En s’alignant désormais avec les États-Unis, le Niger vient de franchir un seuil stratégique majeur qui rebat les cartes au Sahel. Alors que ses voisins et partenaires de l’Alliance des États du Sahel (AES) — le Mali et le Burkina Faso en tête — renforcent leurs relations avec la Russie, Niamey a choisi une voie diamétralement opposée, ouvrant grand la porte à l’influence américaine. Un choix qui révèle la recomposition accélérée des alliances dans cette région au cœur des enjeux géopolitiques contemporains.
Cette bascule du Niger n’est pas un simple ajustement diplomatique. Elle signe l’échec apparent de l’unité de l’AES, pourtant pensée comme un rempart face aux influences extérieures. Elle laisse aussi craindre un affaiblissement structurel de ce regroupement régional qui ambitionnait de forger un destin commun hors des tutelles historiques. Le virage nigérien, encouragé par une diplomatie américaine de plus en plus pressante, pourrait fissurer durablement les fondements de cette alliance sahélienne.
Washington, conscient de la fenêtre stratégique offerte par la transition politique à Niamey, déploie ses tentacules pour asseoir son influence. La récente intensification des échanges militaires et sécuritaires, la multiplication des visites officielles américaines au Niger et la promesse d’investissements massifs témoignent d’une volonté claire : inscrire durablement le Niger dans la sphère d’influence américaine. Le soutien logistique et financier aux forces nigériennes, en pleine lutte contre l’hydre terroriste, s’inscrit dans cette stratégie d’enrôlement par la dépendance sécuritaire.
Mais au-delà du seul Niger, c’est toute l’Afrique de l’Ouest francophone qui est dans le viseur de Washington. La Côte d’Ivoire, considérée comme le « poumon économique » de la région, est l’objet de toutes les attentions américaines. La doctrine du « commerce, pas l’aide » chère à Washington se conjugue désormais à une approche militaire renforcée, visant à faire de la Côte d’Ivoire un relais de ses intérêts stratégiques. Dans cette dynamique, la France, jadis puissance tutélaire incontestée, se retrouve peu à peu écartée, reléguée au rang de spectatrice dans ses anciennes colonies.
Ce basculement n’est pas sans conséquences pour la stabilité régionale. À l’heure où les alliances se reconfigurent dans un contexte de rivalités exacerbées, l’ancrage du Niger dans le giron américain augure d’une fragmentation accrue des positions africaines. D’un côté, les États du Sahel qui misent sur Moscou pour renforcer leur souveraineté militaire et diplomatique.
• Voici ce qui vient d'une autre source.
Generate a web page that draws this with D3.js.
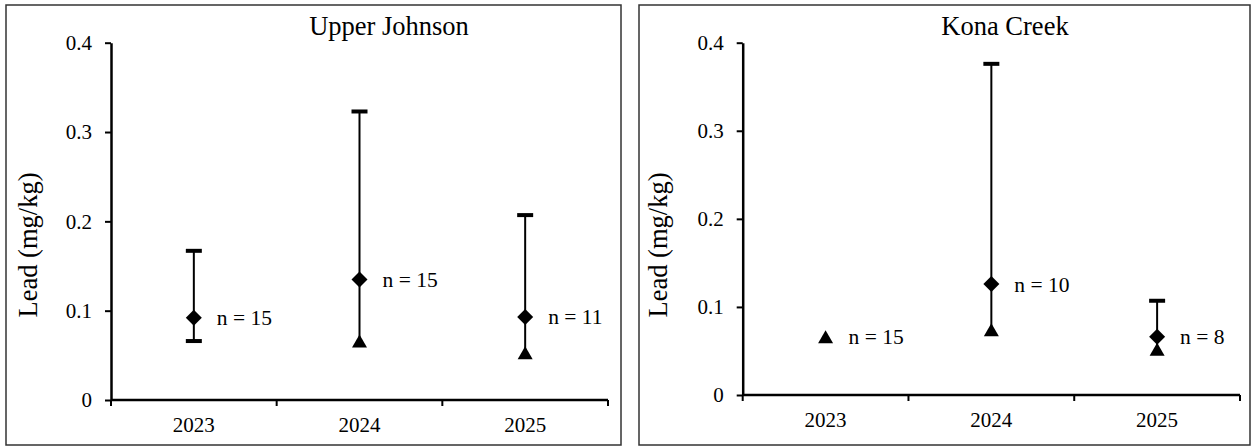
<!DOCTYPE html>
<html>
<head>
<meta charset="utf-8">
<script src="https://cdn.jsdelivr.net/npm/d3@7"></script>
<style>
  html, body { margin: 0; padding: 0; background: #fff; }
  svg { display: block; }
  text { font-family: "Liberation Serif", "Times New Roman", Times, serif; fill: #000; }
</style>
</head>
<body>
<svg id="chart" width="1253" height="447"></svg>
<script>
// Sampling years and y-axis ticks shared by both sites
const years = ["2023", "2024", "2025"];
const yTicks = [0, 0.1, 0.2, 0.3, 0.4];

// Upper Johnson: mean (diamond), maximum (upper cap), minimum (lower end), triangle marker, sample size
const ujMean = [0.092, 0.135, 0.093];
const ujMax  = [0.167, 0.323, 0.207];
const ujMin  = [0.066, 0.066, 0.053];
const ujTri  = [null, 0.066, 0.053];
const ujN    = [15, 15, 11];

// Kona Creek
const kcMean = [null, 0.126, 0.066];
const kcMax  = [null, 0.376, 0.107];
const kcMin  = [null, 0.074, 0.052];
const kcTri  = [0.066, 0.074, 0.052];
const kcN    = [15, 10, 8];

const FONT = '"Liberation Serif", "Times New Roman", Times, serif';
const svg = d3.select("#chart");

const panels = [
  { title: "Upper Johnson", mean: ujMean, max: ujMax, min: ujMin, tri: ujTri, n: ujN,
    frame: { x: 6, y: 5, w: 615, h: 440 }, x0: 111, x1: 608, yTop: 42.7, yBot: 400, titleX: 389, axisTitleX: 37 },
  { title: "Kona Creek", mean: kcMean, max: kcMax, min: kcMin, tri: kcTri, n: kcN,
    frame: { x: 639, y: 5, w: 611, h: 440 }, x0: 742.7, x1: 1240, yTop: 42.7, yBot: 395, titleX: 1005, axisTitleX: 667 }
];

// Triangle centred on its bounding box
function trianglePath(cx, cy, w, h) {
  const p = d3.path();
  p.moveTo(cx, cy - h / 2);
  p.lineTo(cx + w / 2, cy + h / 2);
  p.lineTo(cx - w / 2, cy + h / 2);
  p.closePath();
  return p.toString();
}

function diamondPath(cx, cy, r) {
  const p = d3.path();
  p.moveTo(cx, cy - r);
  p.lineTo(cx + r, cy);
  p.lineTo(cx, cy + r);
  p.lineTo(cx - r, cy);
  p.closePath();
  return p.toString();
}

panels.forEach(pn => {
  const g = svg.append("g");

  // panel frame
  g.append("rect")
    .attr("x", pn.frame.x).attr("y", pn.frame.y)
    .attr("width", pn.frame.w).attr("height", pn.frame.h)
    .attr("fill", "#fff").attr("stroke", "#333").attr("stroke-width", 1.5);

  const x = d3.scaleBand().domain(years).range([pn.x0, pn.x1]).padding(0);
  const y = d3.scaleLinear().domain([0, 0.4]).range([pn.yBot, pn.yTop]);

  // y axis
  const yAxis = g.append("g")
    .attr("transform", `translate(${pn.x0},0)`)
    .call(d3.axisLeft(y).tickValues(yTicks).tickFormat(d => d === 0 ? "0" : d3.format(".1f")(d))
      .tickSizeInner(6).tickSizeOuter(0).tickPadding(13));
  yAxis.attr("font-family", null);
  yAxis.select(".domain").attr("stroke", "#000").attr("stroke-width", 2.5);
  yAxis.selectAll(".tick line").attr("stroke", "#000").attr("stroke-width", 2);
  yAxis.selectAll(".tick text").style("font-family", FONT).style("font-size", "21px").attr("fill", "#000");

  // x axis with tick marks at the category boundaries
  const xAxisG = g.append("g").attr("transform", `translate(0,${pn.yBot})`);
  xAxisG.call(d3.axisBottom(x).tickSize(0).tickPadding(17));
  xAxisG.attr("font-family", null);
  xAxisG.select(".domain").attr("stroke", "#000").attr("stroke-width", 2.5)
    .attr("d", `M${pn.x0},0H${pn.x1}`);
  xAxisG.selectAll(".tick text").style("font-family", FONT).style("font-size", "21px").attr("fill", "#000");
  const bounds = years.map(d => x(d)).concat([pn.x1]);
  xAxisG.selectAll("line.bound").data(bounds).join("line")
    .attr("class", "bound")
    .attr("x1", d => d).attr("x2", d => d)
    .attr("y1", 0).attr("y2", 6)
    .attr("stroke", "#000").attr("stroke-width", 2);

  // title
  g.append("text")
    .attr("x", pn.titleX).attr("y", 35)
    .attr("text-anchor", "middle")
    .style("font-family", FONT).style("font-size", "26.5px")
    .text(pn.title);

  // y axis title
  g.append("text")
    .attr("transform", `translate(${pn.axisTitleX},${245}) rotate(-90)`)
    .attr("text-anchor", "middle")
    .style("font-family", FONT).style("font-size", "26.5px")
    .text("Lead (mg/kg)");

  const cx = d => x(years[d]) + x.bandwidth() / 2;
  const idx = d3.range(years.length);

  // vertical error lines
  g.selectAll("line.err").data(idx.filter(i => pn.max[i] != null)).join("line")
    .attr("class", "err")
    .attr("x1", cx).attr("x2", cx)
    .attr("y1", i => y(pn.max[i])).attr("y2", i => y(pn.min[i]))
    .attr("stroke", "#000").attr("stroke-width", 2);

  // upper caps
  g.selectAll("line.capTop").data(idx.filter(i => pn.max[i] != null)).join("line")
    .attr("class", "capTop")
    .attr("x1", i => cx(i) - 8).attr("x2", i => cx(i) + 8)
    .attr("y1", i => y(pn.max[i])).attr("y2", i => y(pn.max[i]))
    .attr("stroke", "#000").attr("stroke-width", 4);

  // lower caps where no triangle marker sits at the minimum
  g.selectAll("line.capBot").data(idx.filter(i => pn.min[i] != null && pn.tri[i] == null)).join("line")
    .attr("class", "capBot")
    .attr("x1", i => cx(i) - 8).attr("x2", i => cx(i) + 8)
    .attr("y1", i => y(pn.min[i])).attr("y2", i => y(pn.min[i]))
    .attr("stroke", "#000").attr("stroke-width", 4);

  // triangle markers
  g.selectAll("path.tri").data(idx.filter(i => pn.tri[i] != null)).join("path")
    .attr("class", "tri")
    .attr("d", i => trianglePath(cx(i), y(pn.tri[i]), 15, 13))
    .attr("fill", "#000");

  // diamond markers
  g.selectAll("path.dia").data(idx.filter(i => pn.mean[i] != null)).join("path")
    .attr("class", "dia")
    .attr("d", i => diamondPath(cx(i), y(pn.mean[i]), 8))
    .attr("fill", "#000");

  // sample size labels
  g.selectAll("text.n").data(idx).join("text")
    .attr("class", "n")
    .attr("x", i => cx(i) + 23)
    .attr("y", i => y(pn.mean[i] != null ? pn.mean[i] : pn.tri[i]) + 7.5)
    .style("font-family", FONT).style("font-size", "21.5px")
    .text(i => `n = ${pn.n[i]}`);
});
</script>
</body>
</html>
De l’autre, un Niger et potentiellement une Côte d’Ivoire qui s’ouvrent aux injonctions américaines, au risque d’aggraver les dissensions internes à l’AES.
Pour les analystes, la situation porte en germe un danger plus grand encore : l’exportation sur le continent africain des tensions entre grandes puissances mondiales. En s’immisçant dans les affaires africaines, les États-Unis et la Russie déplacent leur bras de fer sur un terrain où les équilibres locaux sont déjà fragiles. L’alignement de Niamey sur les positions de Washington pourrait ainsi déboucher sur une polarisation géopolitique à l’africaine, éloignant la perspective d’un consensus régional pourtant vital pour la lutte contre le terrorisme et pour la stabilité du Sahel.
Dans ce contexte mouvant, la capacité des pays africains à préserver leur autonomie de décision sera plus que jamais décisive. Car si l’appui étranger peut apparaître comme un gage de sécurité ou de développement, il ne saurait se substituer à la volonté des États de forger, ensemble, une vision endogène de leur avenir. Pour l’instant, le Niger semble avoir choisi son camp — un camp qui, paradoxalement, pourrait bien isoler ses voisins et compromettre les rêves d’unité sahélienne portés par l’AES.